# Exercise objective
Set the listing down again exactly, please, apart from its pictures.

# Data segment
----

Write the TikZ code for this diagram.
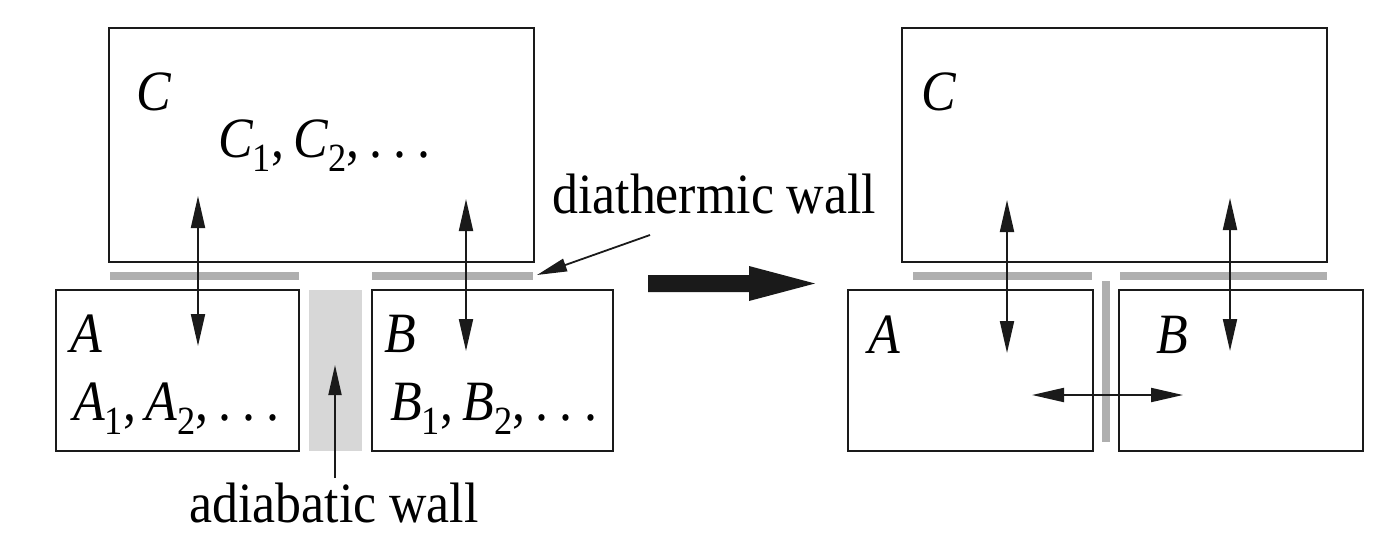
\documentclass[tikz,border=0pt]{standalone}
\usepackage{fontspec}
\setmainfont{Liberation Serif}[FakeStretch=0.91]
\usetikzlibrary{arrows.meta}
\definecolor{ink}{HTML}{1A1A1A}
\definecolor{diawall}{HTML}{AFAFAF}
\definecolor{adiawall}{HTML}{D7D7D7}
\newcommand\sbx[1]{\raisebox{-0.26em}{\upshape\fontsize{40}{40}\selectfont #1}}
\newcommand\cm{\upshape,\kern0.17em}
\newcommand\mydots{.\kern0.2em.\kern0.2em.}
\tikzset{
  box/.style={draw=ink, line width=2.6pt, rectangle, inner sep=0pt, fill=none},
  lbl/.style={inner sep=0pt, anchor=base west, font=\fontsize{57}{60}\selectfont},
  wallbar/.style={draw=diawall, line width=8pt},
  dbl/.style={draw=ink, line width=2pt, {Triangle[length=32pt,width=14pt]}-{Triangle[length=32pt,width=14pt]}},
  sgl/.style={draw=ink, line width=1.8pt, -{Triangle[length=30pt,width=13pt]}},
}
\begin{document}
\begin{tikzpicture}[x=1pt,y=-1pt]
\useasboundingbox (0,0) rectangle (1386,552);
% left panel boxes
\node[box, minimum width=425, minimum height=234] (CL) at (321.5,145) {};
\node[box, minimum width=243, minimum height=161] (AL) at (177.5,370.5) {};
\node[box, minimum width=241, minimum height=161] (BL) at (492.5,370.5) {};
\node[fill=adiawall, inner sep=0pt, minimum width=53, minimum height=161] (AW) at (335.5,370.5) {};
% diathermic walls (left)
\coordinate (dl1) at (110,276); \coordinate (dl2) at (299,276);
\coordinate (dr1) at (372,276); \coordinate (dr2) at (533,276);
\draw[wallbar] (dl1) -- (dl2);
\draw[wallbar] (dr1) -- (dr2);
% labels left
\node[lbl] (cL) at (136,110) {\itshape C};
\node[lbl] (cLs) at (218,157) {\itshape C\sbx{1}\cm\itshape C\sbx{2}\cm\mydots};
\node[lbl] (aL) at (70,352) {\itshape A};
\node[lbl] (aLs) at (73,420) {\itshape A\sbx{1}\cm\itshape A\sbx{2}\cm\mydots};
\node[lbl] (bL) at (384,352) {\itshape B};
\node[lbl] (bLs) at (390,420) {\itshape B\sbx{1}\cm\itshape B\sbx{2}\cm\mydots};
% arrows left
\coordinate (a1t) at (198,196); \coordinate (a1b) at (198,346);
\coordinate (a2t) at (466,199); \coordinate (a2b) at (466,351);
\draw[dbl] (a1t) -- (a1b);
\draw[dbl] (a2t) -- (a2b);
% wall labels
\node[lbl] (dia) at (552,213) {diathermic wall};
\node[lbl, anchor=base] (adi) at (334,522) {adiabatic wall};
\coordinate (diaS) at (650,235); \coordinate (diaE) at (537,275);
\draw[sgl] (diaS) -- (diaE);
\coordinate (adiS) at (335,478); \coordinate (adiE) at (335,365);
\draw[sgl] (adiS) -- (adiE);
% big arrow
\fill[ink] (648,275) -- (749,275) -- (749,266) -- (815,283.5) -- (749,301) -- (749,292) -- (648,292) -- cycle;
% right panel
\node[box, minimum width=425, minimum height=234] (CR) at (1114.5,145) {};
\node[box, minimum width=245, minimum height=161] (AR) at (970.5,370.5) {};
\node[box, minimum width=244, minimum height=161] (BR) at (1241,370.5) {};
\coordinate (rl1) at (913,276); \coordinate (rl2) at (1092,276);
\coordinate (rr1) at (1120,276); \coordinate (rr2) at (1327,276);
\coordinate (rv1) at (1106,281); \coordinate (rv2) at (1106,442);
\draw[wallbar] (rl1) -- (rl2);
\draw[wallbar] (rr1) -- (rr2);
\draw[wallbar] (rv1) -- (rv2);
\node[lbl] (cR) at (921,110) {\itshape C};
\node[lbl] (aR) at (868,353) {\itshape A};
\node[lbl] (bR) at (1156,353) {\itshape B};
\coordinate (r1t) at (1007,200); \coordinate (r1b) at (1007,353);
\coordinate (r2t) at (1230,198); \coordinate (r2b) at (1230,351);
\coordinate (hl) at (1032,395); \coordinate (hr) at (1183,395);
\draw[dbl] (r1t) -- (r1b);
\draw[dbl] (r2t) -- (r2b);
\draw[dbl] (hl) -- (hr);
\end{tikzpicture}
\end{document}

----

# Full response
Write the TikZ code for this diagram.
\documentclass[tikz,border=0pt]{standalone}
\usepackage{fontspec}
\setmainfont{Liberation Serif}[FakeStretch=0.91]
\usetikzlibrary{arrows.meta}
\definecolor{ink}{HTML}{1A1A1A}
\definecolor{diawall}{HTML}{AFAFAF}
\definecolor{adiawall}{HTML}{D7D7D7}
\newcommand\sbx[1]{\raisebox{-0.26em}{\upshape\fontsize{40}{40}\selectfont #1}}
\newcommand\cm{\upshape,\kern0.17em}
\newcommand\mydots{.\kern0.2em.\kern0.2em.}
\tikzset{
  box/.style={draw=ink, line width=2.6pt, rectangle, inner sep=0pt, fill=none},
  lbl/.style={inner sep=0pt, anchor=base west, font=\fontsize{57}{60}\selectfont},
  wallbar/.style={draw=diawall, line width=8pt},
  dbl/.style={draw=ink, line width=2pt, {Triangle[length=32pt,width=14pt]}-{Triangle[length=32pt,width=14pt]}},
  sgl/.style={draw=ink, line width=1.8pt, -{Triangle[length=30pt,width=13pt]}},
}
\begin{document}
\begin{tikzpicture}[x=1pt,y=-1pt]
\useasboundingbox (0,0) rectangle (1386,552);
% left panel boxes
\node[box, minimum width=425, minimum height=234] (CL) at (321.5,145) {};
\node[box, minimum width=243, minimum height=161] (AL) at (177.5,370.5) {};
\node[box, minimum width=241, minimum height=161] (BL) at (492.5,370.5) {};
\node[fill=adiawall, inner sep=0pt, minimum width=53, minimum height=161] (AW) at (335.5,370.5) {};
% diathermic walls (left)
\coordinate (dl1) at (110,276); \coordinate (dl2) at (299,276);
\coordinate (dr1) at (372,276); \coordinate (dr2) at (533,276);
\draw[wallbar] (dl1) -- (dl2);
\draw[wallbar] (dr1) -- (dr2);
% labels left
\node[lbl] (cL) at (136,110) {\itshape C};
\node[lbl] (cLs) at (218,157) {\itshape C\sbx{1}\cm\itshape C\sbx{2}\cm\mydots};
\node[lbl] (aL) at (70,352) {\itshape A};
\node[lbl] (aLs) at (73,420) {\itshape A\sbx{1}\cm\itshape A\sbx{2}\cm\mydots};
\node[lbl] (bL) at (384,352) {\itshape B};
\node[lbl] (bLs) at (390,420) {\itshape B\sbx{1}\cm\itshape B\sbx{2}\cm\mydots};
% arrows left
\coordinate (a1t) at (198,196); \coordinate (a1b) at (198,346);
\coordinate (a2t) at (466,199); \coordinate (a2b) at (466,351);
\draw[dbl] (a1t) -- (a1b);
\draw[dbl] (a2t) -- (a2b);
% wall labels
\node[lbl] (dia) at (552,213) {diathermic wall};
\node[lbl, anchor=base] (adi) at (334,522) {adiabatic wall};
\coordinate (diaS) at (650,235); \coordinate (diaE) at (537,275);
\draw[sgl] (diaS) -- (diaE);
\coordinate (adiS) at (335,478); \coordinate (adiE) at (335,365);
\draw[sgl] (adiS) -- (adiE);
% big arrow
\fill[ink] (648,275) -- (749,275) -- (749,266) -- (815,283.5) -- (749,301) -- (749,292) -- (648,292) -- cycle;
% right panel
\node[box, minimum width=425, minimum height=234] (CR) at (1114.5,145) {};
\node[box, minimum width=245, minimum height=161] (AR) at (970.5,370.5) {};
\node[box, minimum width=244, minimum height=161] (BR) at (1241,370.5) {};
\coordinate (rl1) at (913,276); \coordinate (rl2) at (1092,276);
\coordinate (rr1) at (1120,276); \coordinate (rr2) at (1327,276);
\coordinate (rv1) at (1106,281); \coordinate (rv2) at (1106,442);
\draw[wallbar] (rl1) -- (rl2);
\draw[wallbar] (rr1) -- (rr2);
\draw[wallbar] (rv1) -- (rv2);
\node[lbl] (cR) at (921,110) {\itshape C};
\node[lbl] (aR) at (868,353) {\itshape A};
\node[lbl] (bR) at (1156,353) {\itshape B};
\coordinate (r1t) at (1007,200); \coordinate (r1b) at (1007,353);
\coordinate (r2t) at (1230,198); \coordinate (r2b) at (1230,351);
\coordinate (hl) at (1032,395); \coordinate (hr) at (1183,395);
\draw[dbl] (r1t) -- (r1b);
\draw[dbl] (r2t) -- (r2b);
\draw[dbl] (hl) -- (hr);
\end{tikzpicture}
\end{document}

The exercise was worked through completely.